Dimensions on ruled surfaces

The dimension of a ruled-surface code is a cohomology problem on the base curve.

For \(X=\mathbb P(E)\xrightarrow{\pi}C\) and a divisor corresponding to \(\mathcal O_X(a)\otimes\pi^*\mathcal O_C(bP_0)\), the projection formula gives

\[H^0(X,\mathcal L(D))\simeq H^0(C,S^a(E)\otimes\mathcal O_C(bP_0)).\]

Thus code dimension reduces to vector-bundle cohomology on \(C\). Riemann-Roch for vector bundles gives

\[h^0(C,F)-h^1(C,F)=\deg F+\operatorname{rank}(F)(1-g).\]

The hard part is controlling \(h^1\).

Example 1: decomposable case

If \(E=L_1\oplus L_2\), then

\[S^a(E)=\bigoplus_{i=0}^a L_1^i\otimes L_2^{a-i}.\]

The dimension becomes a sum of line-bundle dimensions on \(C\).

Example 2: product case again

For \(E=\mathcal O\oplus\mathcal O\) over \(\mathbb P^1\), \(S^a(E)\simeq\mathcal O^{a+1}\). Tensoring with \(\mathcal O(b)\) gives \(h^0=(a+1)(b+1)\).

Riemann-Roch for symmetric powers

For a rank-two vector bundle \(E\) of degree \(d\) on a genus \(g\) curve, the symmetric power \(S^a(E)\) has rank \(a+1\) and degree \(da(a+1)/2\). Therefore

\[h^0(C,S^a(E)\otimes\mathcal O_C(bP_0))-h^1(C,S^a(E)\otimes\mathcal O_C(bP_0)) =(a+1)\left(b+{da\over2}+1-g\right).\]
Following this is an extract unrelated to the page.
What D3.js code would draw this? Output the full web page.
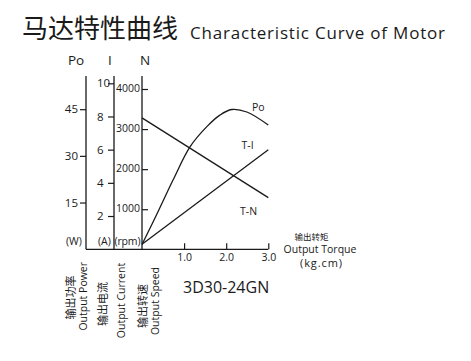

This is the numerical backbone of the dimension formula. Every exact dimension statement in Chapter 6 is obtained by proving that the corresponding \(h^1\) term vanishes or by computing its contribution.

Vanishing criteria

The reference gives sufficient conditions forcing \(h^1(C,S^a(E)\otimes\mathcal O_C(bP_0))=0\). One route uses global generation after twisting; another uses stability and semistability.

A vector bundle \(F\) is stable if every proper subbundle \(F_0\) satisfies

\[{\deg F_0\over\operatorname{rank}F_0}< {\deg F\over\operatorname{rank}F}.\]

Semistability replaces \(<\) by \(\le\). Large enough degree for a semistable bundle implies generation by global sections or vanishing of \(H^1\).

Example 3: line bundles are stable

A line bundle has no nonzero proper subbundle of smaller positive rank, so it is stable. This is why the decomposable line-bundle case is easier than the indecomposable vector-bundle case.

Example 4: why \(h^1\) changes the code dimension

If Riemann-Roch predicts \(h^0-h^1=20\), then the code dimension is exactly \(20\) only when \(h^1=0\). If \(h^1=3\), then \(h^0=23\). Lower bounds can be strict, which is precisely the issue in the degree-one elliptic ruled case.